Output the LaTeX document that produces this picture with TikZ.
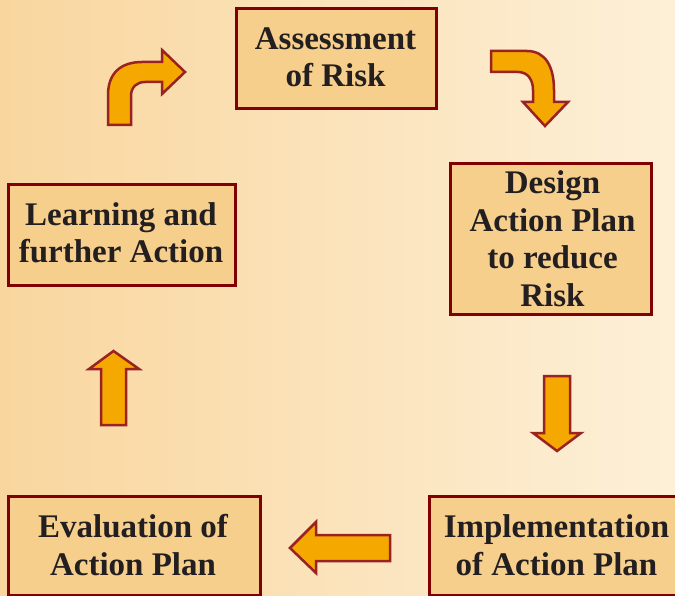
\documentclass[tikz,border=0pt]{standalone}
\usepackage{fontspec}
\setmainfont{Liberation Serif}
\definecolor{bgleft}{RGB}{249,214,158}
\definecolor{bgright}{RGB}{253,240,216}
\definecolor{boxfill}{RGB}{247,207,141}
\definecolor{boxline}{RGB}{128,0,0}
\definecolor{arrfill}{RGB}{245,168,0}
\definecolor{arrline}{RGB}{153,34,34}
\definecolor{txt}{RGB}{35,31,32}
\tikzset{
  stepbox/.style={draw=boxline, fill=boxfill, line width=3pt, rectangle, inner sep=0pt},
  steptext/.style={anchor=base, align=center, text=txt, inner sep=0pt,
    font=\fontsize{33}{37.5}\selectfont\bfseries},
  blockarrow/.style={fill=arrfill, draw=arrline, line width=2.5pt, line join=miter}
}
\begin{document}
\begin{tikzpicture}[x=1pt,y=-1pt]
\shade[left color=bgleft, right color=bgright] (0,0) rectangle (675,596);
\useasboundingbox (0,0) rectangle (675,596);

% boxes
\node[stepbox, minimum width=200pt, minimum height=100pt] (b1) at (336.5,58.5) {};
\node[stepbox, minimum width=201pt, minimum height=151pt] (b2) at (551,239) {};
\node[stepbox, minimum width=254pt, minimum height=99pt] (b3) at (556.5,546) {};
\node[stepbox, minimum width=252pt, minimum height=99pt] (b4) at (134.5,546) {};
\node[stepbox, minimum width=227pt, minimum height=101pt] (b5) at (122,235) {};

% texts (anchor base = baseline of the last line)
\node[steptext] (t1) at (335.5,87) {Assessment\\of Risk};
\node[steptext] (t2) at (552.5,306) {Design\\Action Plan\\to reduce\\Risk};
\node[steptext] (t3) at (556.5,575) {Implementation\\of Action Plan};
\node[steptext] (t4) at (133,575) {Evaluation of\\Action Plan};
\node[steptext] (t5) at (121,263) {Learning and\\further Action};

% curved arrow top-left
\draw[blockarrow] (108,125) -- (108,95) .. controls (108,73) and (121,62) .. (142,62)
  -- (162,62) -- (162,50) -- (185,72) -- (162,94) -- (162,82) -- (145,82)
  .. controls (137,82) and (131,87) .. (131,96) -- (131,125) -- cycle;
% curved arrow top-right
\draw[blockarrow] (491,51) -- (527,51) .. controls (545,51) and (554,66) .. (554,90)
  -- (554,102) -- (568,102) -- (545,126) -- (523,102) -- (533,102) -- (533,90)
  .. controls (533,80) and (528,72) .. (518,72) -- (491,72) -- cycle;
% down arrow
\draw[blockarrow] (544,376) -- (570,376) -- (570,433) -- (581,433) -- (557,451)
  -- (533,433) -- (544,433) -- cycle;
% left arrow
\draw[blockarrow] (390,535) -- (390,561) -- (316,561) -- (316,573) -- (290,548)
  -- (316,522) -- (316,535) -- cycle;
% up arrow
\draw[blockarrow] (101,425) -- (126,425) -- (126,369) -- (139,369) -- (113.5,351)
  -- (89,369) -- (101,369) -- cycle;
\end{tikzpicture}
\end{document}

### Aim of the exercise
Repeat the listing above up to and including the line with "(t5) at (121,263)", starting from its first line. Drop any pictures.

### Solution to this task
Output the LaTeX document that produces this picture with TikZ.
\documentclass[tikz,border=0pt]{standalone}
\usepackage{fontspec}
\setmainfont{Liberation Serif}
\definecolor{bgleft}{RGB}{249,214,158}
\definecolor{bgright}{RGB}{253,240,216}
\definecolor{boxfill}{RGB}{247,207,141}
\definecolor{boxline}{RGB}{128,0,0}
\definecolor{arrfill}{RGB}{245,168,0}
\definecolor{arrline}{RGB}{153,34,34}
\definecolor{txt}{RGB}{35,31,32}
\tikzset{
  stepbox/.style={draw=boxline, fill=boxfill, line width=3pt, rectangle, inner sep=0pt},
  steptext/.style={anchor=base, align=center, text=txt, inner sep=0pt,
    font=\fontsize{33}{37.5}\selectfont\bfseries},
  blockarrow/.style={fill=arrfill, draw=arrline, line width=2.5pt, line join=miter}
}
\begin{document}
\begin{tikzpicture}[x=1pt,y=-1pt]
\shade[left color=bgleft, right color=bgright] (0,0) rectangle (675,596);
\useasboundingbox (0,0) rectangle (675,596);

% boxes
\node[stepbox, minimum width=200pt, minimum height=100pt] (b1) at (336.5,58.5) {};
\node[stepbox, minimum width=201pt, minimum height=151pt] (b2) at (551,239) {};
\node[stepbox, minimum width=254pt, minimum height=99pt] (b3) at (556.5,546) {};
\node[stepbox, minimum width=252pt, minimum height=99pt] (b4) at (134.5,546) {};
\node[stepbox, minimum width=227pt, minimum height=101pt] (b5) at (122,235) {};

% texts (anchor base = baseline of the last line)
\node[steptext] (t1) at (335.5,87) {Assessment\\of Risk};
\node[steptext] (t2) at (552.5,306) {Design\\Action Plan\\to reduce\\Risk};
\node[steptext] (t3) at (556.5,575) {Implementation\\of Action Plan};
\node[steptext] (t4) at (133,575) {Evaluation of\\Action Plan};
\node[steptext] (t5) at (121,263) {Learning and\\further Action};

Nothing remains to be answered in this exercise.